The Revitalisation of the St Joseph’s Agriculture Program
BY MEREDITH BLAIR
Before the agriculture program’s revival, many might not have known that St Joseph’s College Lochinvar had a farm.
“The school has had a farm and facilities for agriculture for a lot of years but the teacher who had been running the program retired and the farm effectively went to sleep,” teacher Simon Ramage told The Hunter River Times.
Due to student demand and his own farming background, Simon had a conversation with the College’s executive, leading to the revival of St Joseph’s previously dormant Agriculture program.
In 2020, the subject was reoffered to College students.

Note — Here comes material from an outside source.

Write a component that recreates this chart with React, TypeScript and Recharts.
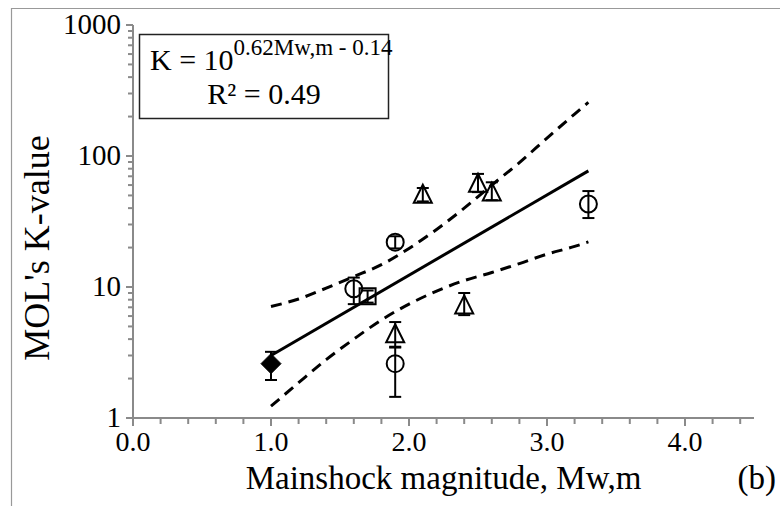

“There were a number of students that expressed interest in it, and we thought it would be a great opportunity, so we got a class together and started to build the farm back up,” Simon said.
Interest in the Agriculture subject among students has grown exponentially since the subject’s reintroduction, this year the College having two Year 9 classes, two Year 10 classes and both Year 11 and 12 Primary Industries classes.
With a variety of interests and aspirations, students have different reasons for choosing the subject.
“There are students that do the agriculture subject because they want to pursue a career in livestock or horticulture but there’s also other students that choose it just to have fun,” Simon said.
Year 11 Primary Industries Student Ellah Wilson chose the subject as she hopes to pursue a career in agriculture after school.
“I’d like a career in the agriculture industry and coming down to the farm helps me grow my skills. Starting fresh with the cattle and then at the end of the year competing with the cattle is really rewarding, as well as the opportunity of representing our school,” Ellah said.
Since it’s revival, the St Joseph’s farm has expanded to include Black Angus Cattle, a Speckle Park Bull, Boer Goats, Australorp chickens, grape vines, and vegetable gardens.
“Currently we’re expanding our cattle operations and developing a breeding program for our cattle and our goats for showing purposes. We’re also preparing for the Spring shows, for example at Singleton, as well as the Upper Hunter Beef Bonanza and hopefully with the work we’re putting in to developing our programs we’ll be able to earn a few more ribbons at the shows,” Simon said.
Simon also shared his wishes for the future of the agriculture program, hoping that the College can create an agriculture program that students enjoy.
“I hope we can try to develop a program where students are keen and enjoy coming down to the farm. Animals have got many benefits and when a student may be having a bad day, it is nice for them to come down here and relax.”